After accusing the Church and the Vatican of “crimes,” Ortega  questioned: “What respect can I have for the bishops I knew here in Nicaragua, if they were Somoza supporters? I was a boy when Somoza’s funeral took place, where the bishops went, burying Somoza like a prince, like a cardinal of the Church, simply because Somoza was a henchman, who gave all the advantages to the Church.”

“He was a servant, an agent of Yankee imperialism, and they treated him like that,” added the Nicaraguan dictator, who has been in power for 16 years, since Jan. 10, 2007.

In this fluid context, Ortega was referring to Anastasio Somoza García — who died in 1956 — the father of President Anastasio Somoza Debayle who was president of Nicaragua from 1974 to 1979, the year he was overthrown by the Sandinista National Liberation Front (FSLN), a left-wing guerrilla group and now Ortega’s political party.

More attacks by Ortega

“I don't believe in popes or kings. Who elects the pope? How many votes does the pope get?” Ortega continued in his speech.

“If we are going to talk about democracy, the people should elect, first of all, the people’s priests. The people who decide if this priest or the other seems good to them. The people should elect the bishops. The one who gets the most support from the population, well, that one will be the bishop,” he went on.

“The people should elect the cardinals and there should be a vote among the Catholic people, everywhere, so that the pope is also elected.
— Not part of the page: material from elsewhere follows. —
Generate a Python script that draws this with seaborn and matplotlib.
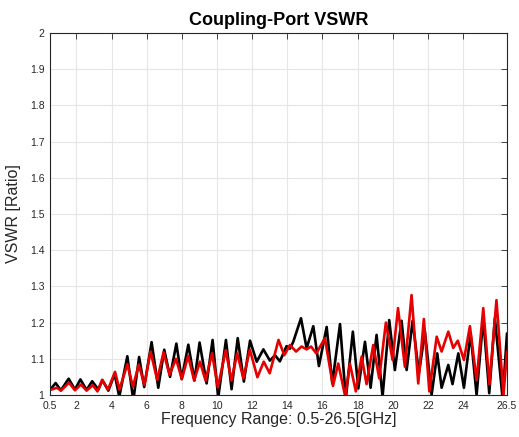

Let the people decide and not the mafia organized there in the Vatican!” the dictator exclaimed.

Persecution of the Church in Nicaragua

One of the latest milestones in the persecution of the Church in Nicaragua by the dictatorship of Ortega and his wife, Vice President Rosario Murillo, was the recent sentencing of the bishop of Matagalpa, Rolando Álvarez, to 26 years and four months in prison.

Bishop Álvarez refused to be deported along with 222 other political prisoners, who arrived in Washington, D.C., on Feb. 9, and is supposedly being held in a maximum security cell in the Nicaraguan prison known as Modelo.

Among those deported were some priests and seminarians who had been sentenced to 10 years in prison.

Ortega in the last year also expelled from the country the apostolic nuncio — the pope’s diplomatic representative — Archbishop Waldemar Stanisław Sommertag and congregations such as the Missionaries of Charity, founded by St. Teresa of Calcutta.